As the Empress "marked its departure with a 13-gun salute in the East River, she was about to embark on a six-month, 18,000 (nautical mile) passage from New York to Canton (now Guangzhou)", wrote Stuart Heaver in an article for Yacht Style's Asia issue in 2019.

"The backers of the Empress of China were all the signatories of the Independence agreement, so they knew what they wanted. This was a private enterprise but a national priority," Libby Chan Lai-pik, assistant director of the Hong Kong Maritime Museum (Curatorial and Collections), told Heaver.

"At the end of the eighteenth century, China was the oldest empire in the world, while the United States was the youngest republic. Their initial relations began when the first American trading ship, the Empress of China, sailed from New York to Canton on Washington's Birthday, February 22, 1784," proclaimed the exhibition. "The distinctive Stars and Stripes inspired the Chinese to refer to America as the 'Flowery-Flag' country."

Incidentally, America's first president George Washington purchased a porcelain tableware set from the ship's China voyage.

"Dinner parties were a popular means of socializing, and Chinese porcelain would have been used to serve guests in America's most affluent households," says the website than manages Washington's Mount Vernon estate in Virginia. "Washington was one of many who expressed a desire to be fashionable when he ordered porcelain pieces, adding 'pray let them be neat and fashionable or send none'."

Washington first purchased Chinese porcelain in his bachelor years at Mount Vernon and would do so throughout his life, the website said.

The Empress, a 104-foot, three-mast ship was commanded by Captain John Green, 46, an imposing Irishman who was a veteran of the Revolutionary War against Great Britain and former prisoner of that war.

A large hardwood chest he took with him was in the Hong Kong exhibition, as was the original letter from the US Congress authorizing the voyage.

The ship's crew received a warm welcome in Canton where they were referred to as the "new people".

"The Chinese were very indulgent towards us," Samuel Shaw, a 29-year-old Continental Army artillery officer cited for gallantry in the Revolutionary War wrote in his journal. Shaw would later serve as the first US consul to Canton.

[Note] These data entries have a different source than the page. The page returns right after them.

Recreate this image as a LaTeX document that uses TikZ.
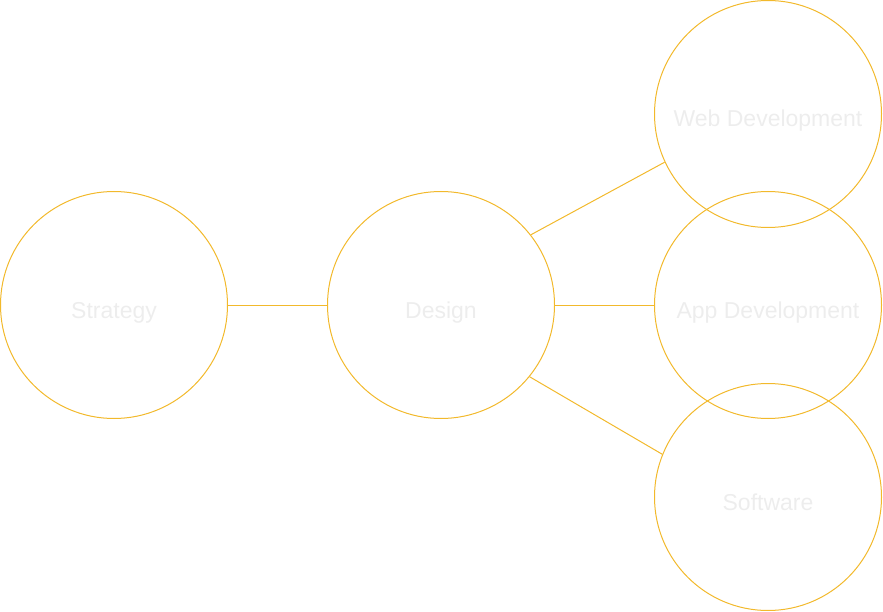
\documentclass[tikz,border=0pt]{standalone}
\usepackage{fontspec}
\setmainfont{Liberation Sans}
\usepackage{tikz}
\definecolor{ringyellow}{HTML}{F2B92C}
\definecolor{faintgray}{HTML}{EDEDED}

\begin{document}
\begin{tikzpicture}[x=1pt,y=-1pt,
  area/.style={draw=ringyellow, circle, line width=1pt, minimum size=227pt,
    inner sep=0pt, text height=26pt, text depth=0pt,
    font=\fontsize{23}{26}\selectfont, text=faintgray},
  link/.style={draw=ringyellow, line width=1pt}
]
\useasboundingbox (0,0) rectangle (883,612);
\node[area] (strategy) at (114,305) {Strategy};
\node[area] (design) at (441,305) {Design};
\node[area] (web) at (768,114) {Web Development};
\node[area] (app) at (768,305) {App Development};
\node[area] (soft) at (768,497) {Software};

\draw[link] (strategy) -- (design);
\draw[link] (design.38) -- (web.205);
\draw[link] (design) -- (app);
\draw[link] (design.-39) -- (soft.158);
\end{tikzpicture}
\end{document}
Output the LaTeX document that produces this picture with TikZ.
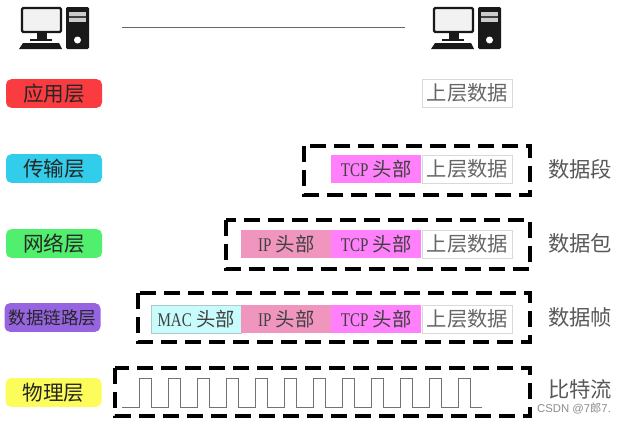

While current American exporters are aware of what products China desires, for example cherries from Washington state or almonds from California, so were traders of that day. The Empress' outbound cargo included ginseng and woollen cloth.

"It was notoriously difficult to source goods that were in demand in a largely self-sufficient China, but the Americans had done their market research carefully," Heaver wrote.

The Empress of China returned from China on May 11, 1785. She carried 800 chests of tea, 20,000 pairs of nankeen trousers (cotton garments from Nanjing), cinnamon, and roughly 64 tons of porcelain, some of which went to George Washington. The ship's return was heralded by newspapers, and New Yorkers lined up to welcome her home.

In 1986, China minted a silver 5-yuan to commemorate the Empress' voyage.

The Empress of China wasn't just a profitable venture. It was the forerunner of the current multibillion-dollar US-China trade.